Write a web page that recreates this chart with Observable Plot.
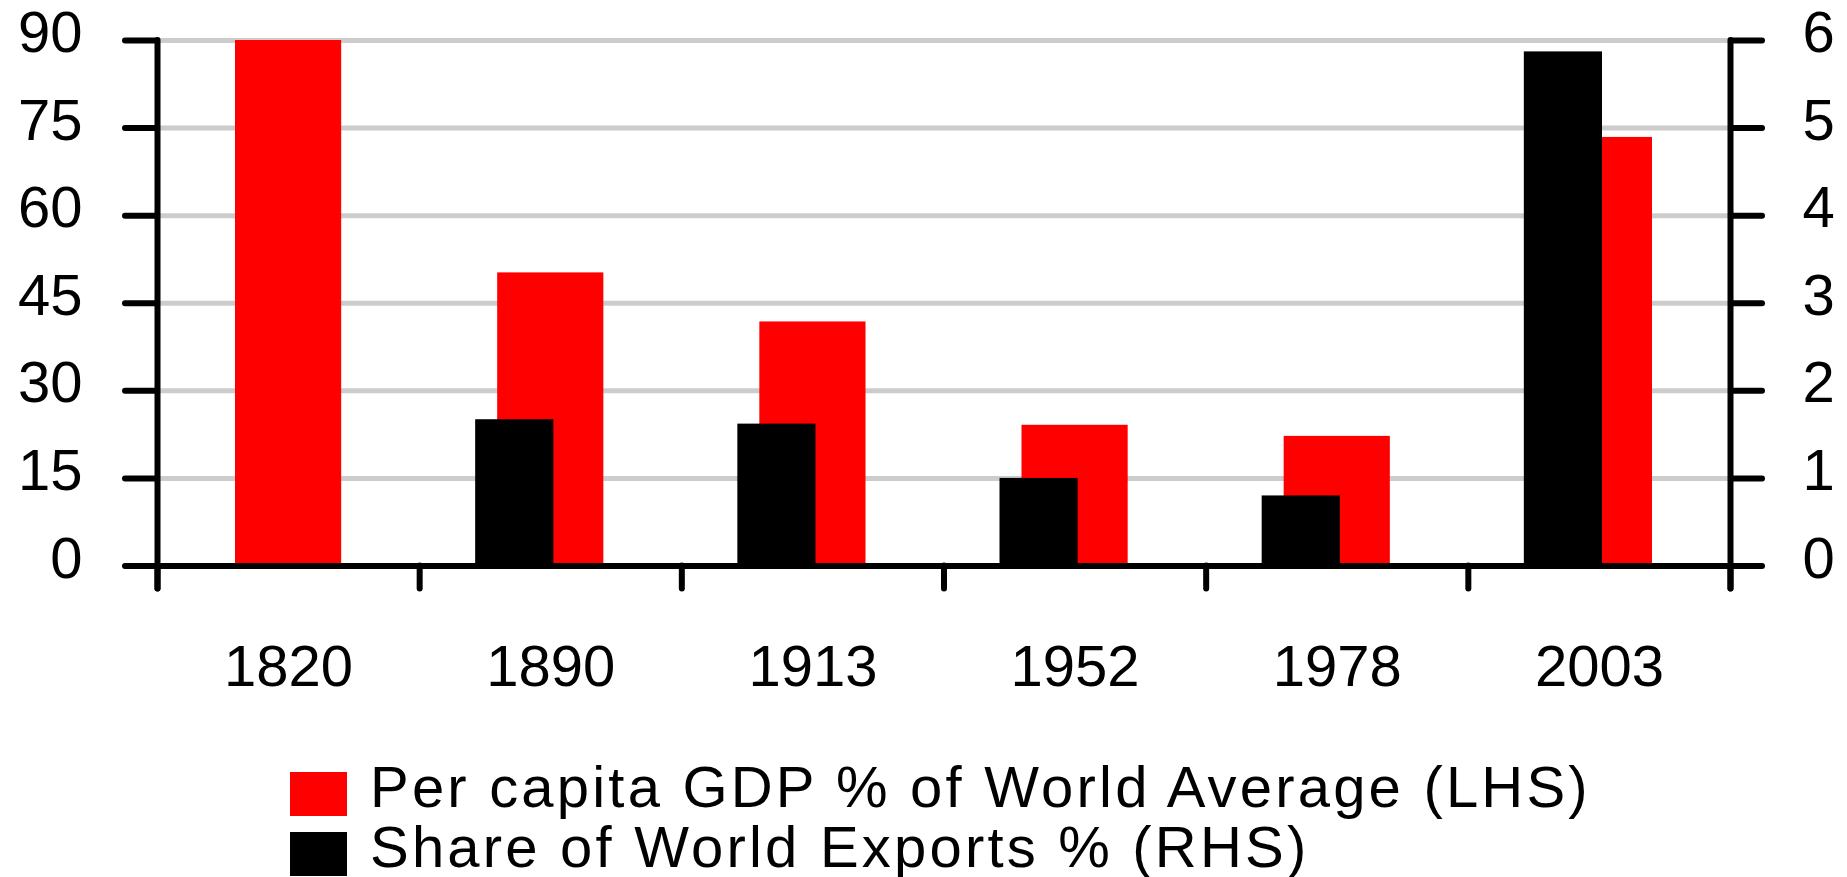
<!DOCTYPE html>
<html>
<head>
<meta charset="utf-8">
<script src="https://cdn.jsdelivr.net/npm/d3@7"></script>
<script src="https://cdn.jsdelivr.net/npm/@observablehq/plot@0.6"></script>
<style>
  html, body { margin: 0; padding: 0; background: #fff; }
  body { width: 1847px; height: 877px; overflow: hidden; font-family: "Liberation Sans", Arial, sans-serif; }
  #legend { padding-left: 290px; padding-top: 17px; }
  .row { display: flex; align-items: flex-start; height: 60px; }
  .sw { width: 57px; height: 44px; margin-top: 15px; flex: none; }
  .lab { margin-left: 23px; font-size: 58px; line-height: 60px; letter-spacing: 3.2px; white-space: nowrap; color: #000; }
</style>
</head>
<body>
<div id="chart"></div>
<div id="legend"></div>
<script>
// Data
const years = ["1820", "1890", "1913", "1952", "1978", "2003"];
const gdpShare = [90, 50.2, 41.8, 24.1, 22.2, 73.4];          // Per capita GDP % of world average (LHS)
const exportShare = [null, 1.67, 1.62, 1.0, 0.8, 5.87];        // Share of world exports % (RHS)
const leftTicks = [0, 15, 30, 45, 60, 75, 90];
const rightTicks = [0, 1, 2, 3, 4, 5, 6];
const seriesNames = ["Per capita GDP % of World Average (LHS)", "Share of World Exports % (RHS)"];
const seriesColors = ["#ff0000", "#000000"];

const ratio = 90 / 6;
const table = years.map((y, i) => ({i, year: y, gdp: gdpShare[i], exp: exportShare[i]}));
const sw = 6;

const chart = Plot.plot({
  width: 1847,
  height: 740,
  marginLeft: 157,
  marginRight: 117,
  marginTop: 40,
  marginBottom: 174.5,
  style: {fontFamily: "'Liberation Sans', Arial, sans-serif", fontSize: "58px", color: "#000", background: "#fff"},
  x: {type: "linear", domain: [0, years.length]},
  y: {domain: [0, 90]},
  marks: [
    Plot.ruleY(leftTicks, {stroke: "#cccccc", strokeWidth: 5}),
    Plot.rect(table, {x1: "i", x2: d => d.i + 1, y1: 0, y2: "gdp", fill: seriesColors[0], insetLeft: 78, insetRight: 78}),
    Plot.rect(table.filter(d => d.exp != null), {x1: "i", x2: d => d.i + 1, y1: 0, y2: d => d.exp * ratio, fill: seriesColors[1], insetLeft: 56, insetRight: 128}),
    // left axis: ticks, then labels
    Plot.axisY({anchor: "left", ticks: leftTicks, tickSize: 32, tickFormat: () => "", strokeWidth: sw, strokeLinecap: "round", label: null}),
    Plot.axisY({anchor: "left", ticks: leftTicks, tickSize: 0, tickPadding: 75, fontSize: 58, dy: -7, label: null}),
    // right axis: ticks, then labels (RHS units)
    Plot.axisY({anchor: "right", ticks: rightTicks.map(v => v * ratio), tickSize: 31, tickFormat: () => "", strokeWidth: sw, strokeLinecap: "round", label: null}),
    Plot.axisY({anchor: "right", ticks: rightTicks.map(v => v * ratio), tickFormat: d => String(Math.round(d / ratio)), tickSize: 0, tickPadding: 72, fontSize: 58, dy: -7, label: null}),
    // x axis: boundary ticks and category labels
    Plot.axisX({ticks: d3.range(years.length + 1), tickFormat: () => "", tickSize: 23, strokeWidth: sw, strokeLinecap: "round", label: null}),
    Plot.axisX({ticks: years.map((y, i) => i + 0.5), tickFormat: d => years[Math.floor(d)], tickSize: 0, tickPadding: 78.5, fontSize: 58, label: null}),
    Plot.ruleX([0, years.length], {strokeWidth: sw, insetBottom: -23, strokeLinecap: "round"}),
    Plot.ruleY([0], {strokeWidth: sw})
  ]
});
document.getElementById("chart").appendChild(chart);

const legend = document.getElementById("legend");
seriesNames.forEach((name, k) => {
  const row = document.createElement("div");
  row.className = "row";
  const s = document.createElement("span");
  s.className = "sw";
  s.style.background = seriesColors[k];
  const lab = document.createElement("span");
  lab.className = "lab";
  lab.textContent = name;
  row.appendChild(s);
  row.appendChild(lab);
  legend.appendChild(row);
});
</script>
</body>
</html>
────────
TASK
Transcribe the material exactly, leaving every picture out.

TASK RESULT
Write a web page that recreates this chart with Observable Plot.
<!DOCTYPE html>
<html>
<head>
<meta charset="utf-8">
<script src="https://cdn.jsdelivr.net/npm/d3@7"></script>
<script src="https://cdn.jsdelivr.net/npm/@observablehq/plot@0.6"></script>
<style>
  html, body { margin: 0; padding: 0; background: #fff; }
  body { width: 1847px; height: 877px; overflow: hidden; font-family: "Liberation Sans", Arial, sans-serif; }
  #legend { padding-left: 290px; padding-top: 17px; }
  .row { display: flex; align-items: flex-start; height: 60px; }
  .sw { width: 57px; height: 44px; margin-top: 15px; flex: none; }
  .lab { margin-left: 23px; font-size: 58px; line-height: 60px; letter-spacing: 3.2px; white-space: nowrap; color: #000; }
</style>
</head>
<body>
<div id="chart"></div>
<div id="legend"></div>
<script>
// Data
const years = ["1820", "1890", "1913", "1952", "1978", "2003"];
const gdpShare = [90, 50.2, 41.8, 24.1, 22.2, 73.4];          // Per capita GDP % of world average (LHS)
const exportShare = [null, 1.67, 1.62, 1.0, 0.8, 5.87];        // Share of world exports % (RHS)
const leftTicks = [0, 15, 30, 45, 60, 75, 90];
const rightTicks = [0, 1, 2, 3, 4, 5, 6];
const seriesNames = ["Per capita GDP % of World Average (LHS)", "Share of World Exports % (RHS)"];
const seriesColors = ["#ff0000", "#000000"];

const ratio = 90 / 6;
const table = years.map((y, i) => ({i, year: y, gdp: gdpShare[i], exp: exportShare[i]}));
const sw = 6;

const chart = Plot.plot({
  width: 1847,
  height: 740,
  marginLeft: 157,
  marginRight: 117,
  marginTop: 40,
  marginBottom: 174.5,
  style: {fontFamily: "'Liberation Sans', Arial, sans-serif", fontSize: "58px", color: "#000", background: "#fff"},
  x: {type: "linear", domain: [0, years.length]},
  y: {domain: [0, 90]},
  marks: [
    Plot.ruleY(leftTicks, {stroke: "#cccccc", strokeWidth: 5}),
    Plot.rect(table, {x1: "i", x2: d => d.i + 1, y1: 0, y2: "gdp", fill: seriesColors[0], insetLeft: 78, insetRight: 78}),
    Plot.rect(table.filter(d => d.exp != null), {x1: "i", x2: d => d.i + 1, y1: 0, y2: d => d.exp * ratio, fill: seriesColors[1], insetLeft: 56, insetRight: 128}),
    // left axis: ticks, then labels
    Plot.axisY({anchor: "left", ticks: leftTicks, tickSize: 32, tickFormat: () => "", strokeWidth: sw, strokeLinecap: "round", label: null}),
    Plot.axisY({anchor: "left", ticks: leftTicks, tickSize: 0, tickPadding: 75, fontSize: 58, dy: -7, label: null}),
    // right axis: ticks, then labels (RHS units)
    Plot.axisY({anchor: "right", ticks: rightTicks.map(v => v * ratio), tickSize: 31, tickFormat: () => "", strokeWidth: sw, strokeLinecap: "round", label: null}),
    Plot.axisY({anchor: "right", ticks: rightTicks.map(v => v * ratio), tickFormat: d => String(Math.round(d / ratio)), tickSize: 0, tickPadding: 72, fontSize: 58, dy: -7, label: null}),
    // x axis: boundary ticks and category labels
    Plot.axisX({ticks: d3.range(years.length + 1), tickFormat: () => "", tickSize: 23, strokeWidth: sw, strokeLinecap: "round", label: null}),
    Plot.axisX({ticks: years.map((y, i) => i + 0.5), tickFormat: d => years[Math.floor(d)], tickSize: 0, tickPadding: 78.5, fontSize: 58, label: null}),
    Plot.ruleX([0, years.length], {strokeWidth: sw, insetBottom: -23, strokeLinecap: "round"}),
    Plot.ruleY([0], {strokeWidth: sw})
  ]
});
document.getElementById("chart").appendChild(chart);

const legend = document.getElementById("legend");
seriesNames.forEach((name, k) => {
  const row = document.createElement("div");
  row.className = "row";
  const s = document.createElement("span");
  s.className = "sw";
  s.style.background = seriesColors[k];
  const lab = document.createElement("span");
  lab.className = "lab";
  lab.textContent = name;
  row.appendChild(s);
  row.appendChild(lab);
  legend.appendChild(row);
});
</script>
</body>
</html>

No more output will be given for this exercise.